Given data
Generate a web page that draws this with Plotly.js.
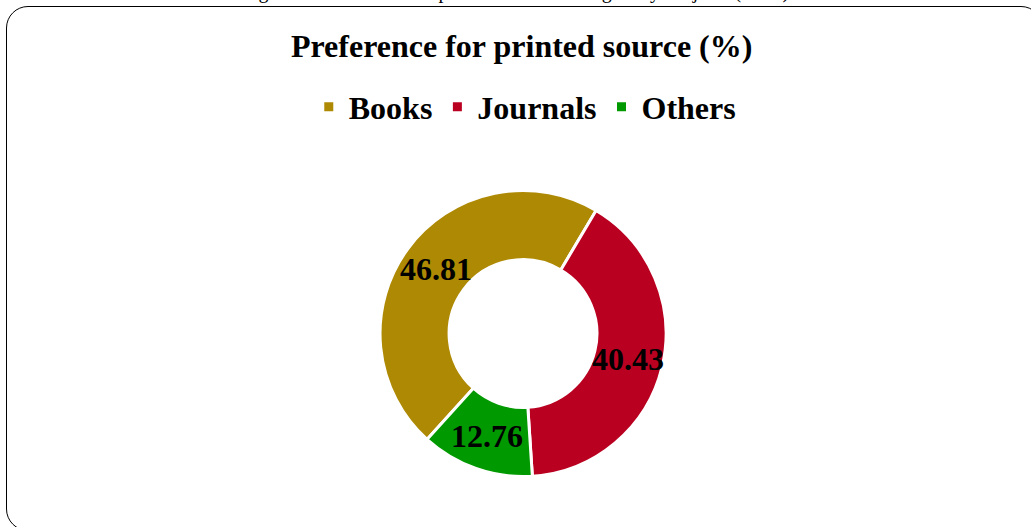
<!DOCTYPE html>
<html><head><meta charset="utf-8">
<script src="https://cdn.plot.ly/plotly-3.0.1.min.js"></script>
<style>
html,body{margin:0;padding:0;background:#fff;overflow:hidden;}
#frame{position:absolute;left:6px;top:6px;width:1037px;height:525px;border:1.6px solid #000;border-radius:22px;box-sizing:border-box;}
#cap{position:absolute;left:0;top:-20px;width:1031px;text-align:center;font-family:"Liberation Serif","Times New Roman",serif;font-size:20px;color:#000;white-space:nowrap;}
#chart{position:absolute;left:0;top:0;width:1031px;height:527px;}
</style></head>
<body>
<div id="cap">Figure 3: Preference for printed source among study subjects (n=94)</div>
<div id="frame"></div>
<div id="chart"></div>
<script>
const categories = ["Books", "Journals", "Others"];
const values = [46.81, 40.43, 12.76];
const colors = ["#AE8903", "#BA0020", "#009900"];
const chartTitle = "Preference for printed source (%)";

const serif = '"Liberation Serif","Times New Roman",serif';
const W = 1031, H = 527;
const hole = 0.517, rotation = 222.2;
const dom = {x: [0.3686, 0.646], y: [0.0949, 0.6395]};

// value labels placed at each slice's mid-angle, mid-ring radius (derived from the values)
const total = values.reduce((a, b) => a + b, 0);
const Rpx = Math.min((dom.x[1] - dom.x[0]) * W, (dom.y[1] - dom.y[0]) * H) / 2;
const rMid = Rpx * (1 + hole) / 2;
const cxP = (dom.x[0] + dom.x[1]) / 2, cyP = (dom.y[0] + dom.y[1]) / 2;
let cum = 0;
const annotations = values.map((v) => {
  const mid = (rotation + (cum + v / 2) / total * 360) * Math.PI / 180;
  cum += v;
  return {
    x: cxP + rMid * Math.sin(mid) / W, y: cyP + rMid * Math.cos(mid) / H,
    xref: "paper", yref: "paper", showarrow: false,
    text: v.toFixed(2), xanchor: "center", yanchor: "middle",
    font: {family: serif, size: 32, color: "#000", weight: "bold"}
  };
});

const data = [{
  type: "pie",
  labels: categories,
  values: values,
  hole: hole,
  sort: false,
  direction: "clockwise",
  rotation: rotation,
  marker: {colors: colors, line: {color: "#ffffff", width: 3}},
  textinfo: "none",
  hoverinfo: "label+value",
  domain: dom
}];
const layout = {
  width: W, height: H,
  margin: {l: 0, r: 0, t: 0, b: 0},
  paper_bgcolor: "rgba(0,0,0,0)",
  plot_bgcolor: "rgba(0,0,0,0)",
  title: {text: chartTitle, font: {family: serif, size: 32, color: "#000", weight: "bold"},
          x: 0.506, xanchor: "center", y: 0.913, yanchor: "middle"},
  showlegend: true,
  legend: {orientation: "h", x: 0.509, xanchor: "center", y: 0.797, yanchor: "middle",
           font: {family: serif, size: 32, color: "#000", weight: "bold"},
           itemwidth: 30, bgcolor: "rgba(0,0,0,0)"},
  annotations: annotations
};
Plotly.newPlot("chart", data, layout, {displayModeBar: false, staticPlot: true});
</script>
</body></html>
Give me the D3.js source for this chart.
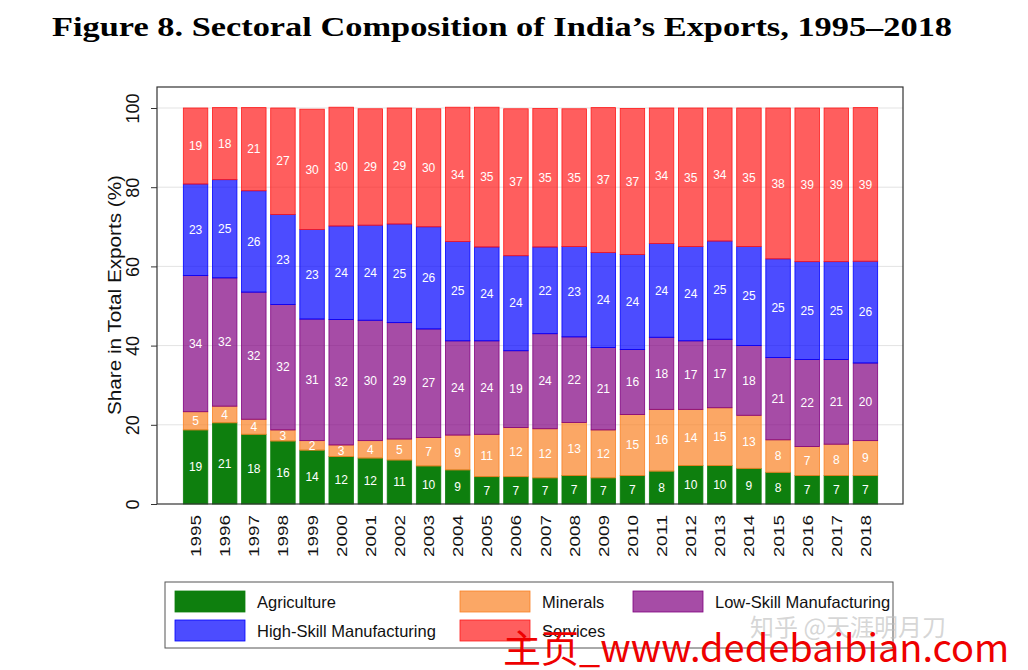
<!DOCTYPE html>
<html lang="en">
<head>
    <meta charset="UTF-8">
    <script src="https://cdn.jsdelivr.net/npm/d3@7"></script>
    <title>India Exports</title>
    <style>
        body { margin: 0; background: white; }
        svg { display: block; }
        text { font-family: "Liberation Sans", Arial, sans-serif; }
    </style>
</head>
<body>
    <div id="chart"></div>

    <script>
        const width = 1028;
        const height = 670;

        const years = ["1995", "1996", "1997", "1998", "1999", "2000", "2001", "2002", "2003", "2004", "2005", "2006",
                       "2007", "2008", "2009", "2010", "2011", "2012", "2013", "2014", "2015", "2016", "2017", "2018"];
        const agriculture = [18.7, 20.5, 17.6, 15.9, 13.6, 12.0, 11.6, 11.1, 9.6, 8.6, 6.9, 6.9,
                             6.6, 7.2, 6.6, 7.2, 8.3, 9.7, 9.7, 9.0, 8.0, 7.2, 7.2, 7.2];
        const minerals = [4.6, 4.2, 3.8, 2.8, 2.4, 2.9, 4.4, 5.3, 7.2, 8.8, 10.7, 12.4,
                          12.4, 13.4, 12.1, 15.4, 15.6, 14.2, 14.6, 13.4, 8.2, 7.3, 7.9, 8.8];
        const lowSkill = [34.4, 32.4, 32.1, 31.7, 30.7, 31.7, 30.4, 29.4, 27.4, 23.8, 23.6, 19.4,
                          24.0, 21.6, 20.8, 16.4, 18.2, 17.3, 17.3, 17.6, 20.8, 22.0, 21.4, 19.6];
        const highSkill = [23.1, 24.8, 25.6, 22.7, 22.6, 23.6, 24.0, 24.9, 25.8, 25.1, 23.7, 24.0,
                           21.9, 22.8, 24.0, 24.0, 23.7, 23.8, 24.8, 25.0, 24.9, 24.7, 24.7, 25.7];
        const services = [19.2, 18.2, 21.0, 26.9, 30.4, 30.0, 29.4, 29.3, 29.8, 33.9, 35.3, 37.1,
                          35.0, 34.8, 36.6, 36.9, 34.2, 35.0, 33.6, 35.0, 38.1, 38.8, 38.8, 38.8];
        const yTicks = [0, 20, 40, 60, 80, 100];

        const sectors = [
            { key: "agriculture", label: "Agriculture", values: agriculture, color: "#0e7f0e", opacity: 1 },
            { key: "minerals", label: "Minerals", values: minerals, color: "#f98124", opacity: 0.7 },
            { key: "lowSkill", label: "Low-Skill Manufacturing", values: lowSkill, color: "#800080", opacity: 0.7 },
            { key: "highSkill", label: "High-Skill Manufacturing", values: highSkill, color: "#0000ff", opacity: 0.7 },
            { key: "services", label: "Services", values: services, color: "#ff1a1a", opacity: 0.7 }
        ];

        const rows = years.map((y, i) => {
            const row = { year: y };
            sectors.forEach(s => row[s.key] = s.values[i]);
            return row;
        });

        const svg = d3.select("#chart").append("svg")
            .attr("width", width)
            .attr("height", height);

        // title
        svg.append("text")
            .attr("x", 52)
            .attr("y", 36)
            .attr("textLength", 900)
            .attr("lengthAdjust", "spacingAndGlyphs")
            .style("font-family", "'Liberation Serif', 'DejaVu Serif', serif")
            .style("font-size", "28px")
            .style("font-weight", "bold")
            .text("Figure 8. Sectoral Composition of India\u2019s Exports, 1995\u20132018");

        const frame = { left: 157, right: 903, top: 87, bottom: 504 };

        const x = d3.scaleBand()
            .domain(years)
            .range([181, 880])
            .paddingInner(0.16)
            .paddingOuter(0.08);

        const y = d3.scaleLinear()
            .domain([0, 100])
            .range([504, 108]);

        // gridlines
        svg.append("g")
            .selectAll("line")
            .data(yTicks.slice(1))
            .join("line")
            .attr("x1", frame.left)
            .attr("x2", frame.right)
            .attr("y1", d => y(d))
            .attr("y2", d => y(d))
            .attr("stroke", "#e3e3e3")
            .attr("stroke-width", 1);

        const stack = d3.stack().keys(sectors.map(s => s.key));
        const series = stack(rows);

        const layers = svg.append("g")
            .selectAll("g")
            .data(series)
            .join("g")
            .attr("fill", (d, i) => sectors[i].color)
            .attr("fill-opacity", (d, i) => sectors[i].opacity)
            .attr("stroke", (d, i) => sectors[i].color)
            .attr("stroke-width", 0.8);

        layers.selectAll("rect")
            .data(d => d)
            .join("rect")
            .attr("x", d => x(d.data.year))
            .attr("width", x.bandwidth())
            .attr("y", d => y(d[1]))
            .attr("height", d => y(d[0]) - y(d[1]));

        // bar value labels
        const labels = svg.append("g");
        series.forEach(s => {
            labels.selectAll(null)
                .data(s)
                .join("text")
                .attr("x", d => x(d.data.year) + x.bandwidth() / 2)
                .attr("y", d => y((d[0] + d[1]) / 2))
                .attr("dy", "0.35em")
                .attr("text-anchor", "middle")
                .attr("fill", "white")
                .style("font-size", "12px")
                .style("font-weight", "500")
                .text(d => Math.round(d[1] - d[0]));
        });

        // frame
        svg.append("rect")
            .attr("x", frame.left)
            .attr("y", frame.top)
            .attr("width", frame.right - frame.left)
            .attr("height", frame.bottom - frame.top)
            .attr("fill", "none")
            .attr("stroke", "#333")
            .attr("stroke-width", 1.2);

        // y axis
        const yAxis = svg.append("g")
            .attr("transform", `translate(${frame.left},0)`)
            .call(d3.axisLeft(y).tickValues(yTicks).tickSize(6).tickFormat(d3.format("d")));
        yAxis.select(".domain").remove();
        yAxis.selectAll(".tick line").attr("stroke", "#333");
        yAxis.selectAll(".tick text")
            .attr("transform", "rotate(-90)")
            .attr("x", 0)
            .attr("y", -18)
            .attr("dy", 0)
            .attr("text-anchor", "middle")
            .style("font-size", "18px")
            .style("font-family", "'Liberation Sans', Arial, sans-serif")
            .attr("fill", "#111");

        svg.append("text")
            .attr("transform", "translate(121,295) rotate(-90)")
            .attr("text-anchor", "middle")
            .attr("textLength", 240)
            .attr("lengthAdjust", "spacingAndGlyphs")
            .style("font-size", "18px")
            .attr("fill", "#111")
            .text("Share in Total Exports (%)");

        // x axis
        const xAxis = svg.append("g")
            .attr("transform", `translate(0,${frame.bottom})`)
            .call(d3.axisBottom(x).tickSize(0));
        xAxis.select(".domain").remove();
        xAxis.selectAll(".tick text")
            .attr("transform", "rotate(-90)")
            .attr("x", -11)
            .attr("y", 0)
            .attr("dy", "0.35em")
            .attr("text-anchor", "end")
            .attr("textLength", 42)
            .attr("lengthAdjust", "spacingAndGlyphs")
            .style("font-size", "15.5px")
            .style("font-family", "'Liberation Sans', Arial, sans-serif")
            .attr("fill", "#111");

        // legend
        const legend = svg.append("g");
        legend.append("rect")
            .attr("x", 165)
            .attr("y", 582)
            .attr("width", 728)
            .attr("height", 66)
            .attr("fill", "white")
            .attr("stroke", "#555")
            .attr("stroke-width", 1);

        const legendPos = [
            { x: 175, y: 591 }, { x: 460, y: 591 }, { x: 633, y: 591 },
            { x: 175, y: 620 }, { x: 460, y: 620 }
        ];
        const items = legend.selectAll("g.item")
            .data(sectors)
            .join("g")
            .attr("class", "item")
            .attr("transform", (d, i) => `translate(${legendPos[i].x},${legendPos[i].y})`);
        items.append("rect")
            .attr("width", 70)
            .attr("height", 21)
            .attr("fill", d => d.color)
            .attr("fill-opacity", d => d.opacity)
            .attr("stroke", d => d.color)
            .attr("stroke-width", 0.8);
        items.append("text")
            .attr("x", 82)
            .attr("y", 11)
            .attr("dy", "0.35em")
            .style("font-size", "16.5px")
            .attr("fill", "#111")
            .text(d => d.label);

        // watermark
        svg.append("text")
            .attr("x", 750)
            .attr("y", 636)
            .style("font-family", "'Noto Sans CJK SC', sans-serif")
            .style("font-size", "24px")
            .attr("fill", "#bbb")
            .attr("fill-opacity", 0.6)
            .text("知乎 @天涯明月刀");
        svg.append("text")
            .attr("x", 503)
            .attr("y", 662)
            .style("font-family", "'Noto Sans CJK SC', sans-serif")
            .style("font-size", "38px")
            .attr("fill", "#ee0000")
            .text("主页_www.dedebaibian.com");
    </script>
</body>
</html>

What you are asked to do
Copy each line above that contains the word "source".

Output below
<div id="cap">Figure 3: Preference for printed source among study subjects (n=94)</div>
const chartTitle = "Preference for printed source (%)";
Give me the D3.js source for this chart.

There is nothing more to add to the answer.